Em primeiro lugar é necessário que as mulheres que nasceram depois do 25 de Abril saibam que, no fascismo, as mulheres eram legalmente consideradas cidadãs de segunda, privadas de muitos direitos concedidos aos homens, privadas de direitos específicos, sujeitas a discriminações humilhantes na família, mesmo em relação aos filhos, impedidas de acesso a numerosas profissões que hoje são vulgares como era o caso da magistratura, que em alguns casos como as enfermeiras eram proibidas de casar. Enfermeiras houve que foram presas e condenadas a pesadas penas por terem lutado pelo direito ao casamento. As mulheres eram as mais exploradas de entre os explorados. A mulher ideal segundo os critérios fascista a mulher estava destinada a cuidar do lar, a procriar, a ser submissa e obediente. A brutal violência da PIDE sobre as mulheres resistentes terá a ver com facto de, segundo os critérios fascistas, as mulheres cometerem um duplo crime: lutavam contra o regime e subvertiam a moral fascista sobre a submissão.

Mas tiveram um dos principais papéis nessa época…
As mulheres tiveram um papel da maior importância na resistência. Foram decisivas no funcionamento do aparelho clandestino, estiveram na vanguarda de muitas greves, tiveram papel determinante na luta histórica pelo horário das 8 horas de trabalho nos campos em 1962, pelo que foram sujeitas a uma violência inaudita pela PIDE. Cerca de 3000 mulheres estão registadas como tendo estado nas cadeias do fascismo, algumas durante longos anos. Catarina Eufémia, assassinada quando, com outras mulheres de Baleizão reivindicavam melhores salários, tornou-se um símbolo da luta das mulheres contra o fascismo e pelos seus direitos, mas o número de mulheres assinadas pelo fascismo ascende a treze e cujos nomes constam no memorial do Museu de Peniche aos dedicado aos que morreram pela liberdade. As mulheres foi quem mais ganhou com a Revolução de Abril desde logo com a proclamação legal da igualdade homem/mulher.

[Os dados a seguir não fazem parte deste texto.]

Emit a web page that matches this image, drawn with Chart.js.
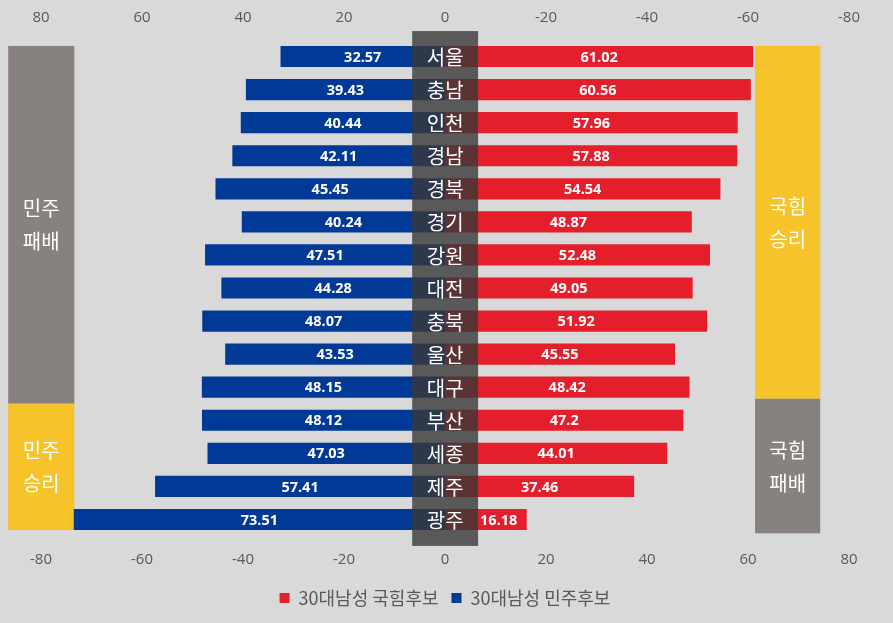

As mulheres resistentes são por direito próprio Cravos de Abril.

O que recorda de São Pedro do Sul?
As recordações de São Pedro do Sul são muito marcadas pelos diferentes momentos em que aqui estive. Nasci em Negrelos, junto à estação do comboio. Com três anos fui viver para o Barreiro para onde o meu pai se deslocou com toda a numerosa família na esperança de melhorar as condições de vida. Daquela época quase só recordo a passagem do comboio uma grande atração para uma criança. Voltei a viver uns tempos em São Pedro aos 18 anos em casas de familiares, quando tive a tuberculose e os médicos recomendavam ares puros, coisa que não havia no Barreiro marcado pelo fumo das fábricas químicas. São Pedro tinha ares puros, mas a vida da maioria das pessoas era paupérrima, os apoios sociais nenhuns e as casas sem água, sem luz e sem saneamento básico. No entanto deixou marcas a fraternidade de pessoas que tinham tão pouco. Depois do 25 de Abril passei a vir regularmente a São Pedro do Sul e estadias prolongadas. Recordo o reencontro familiar no meio da alegria da liberdade que era vivido por boa parte da população, mas também a desconfiança ao verem uma comunista em carne e osso quando toda a vida lhes tinha sido dito que os comunistas comiam criancinhas ao pequeno-almoço. São Pedro do Sul sofreu enormes transformações com a Revolução de Abril em todas as áreas. O poder local democrático deu às populações a possibilidade de aceder a bens inimagináveis no fascismo.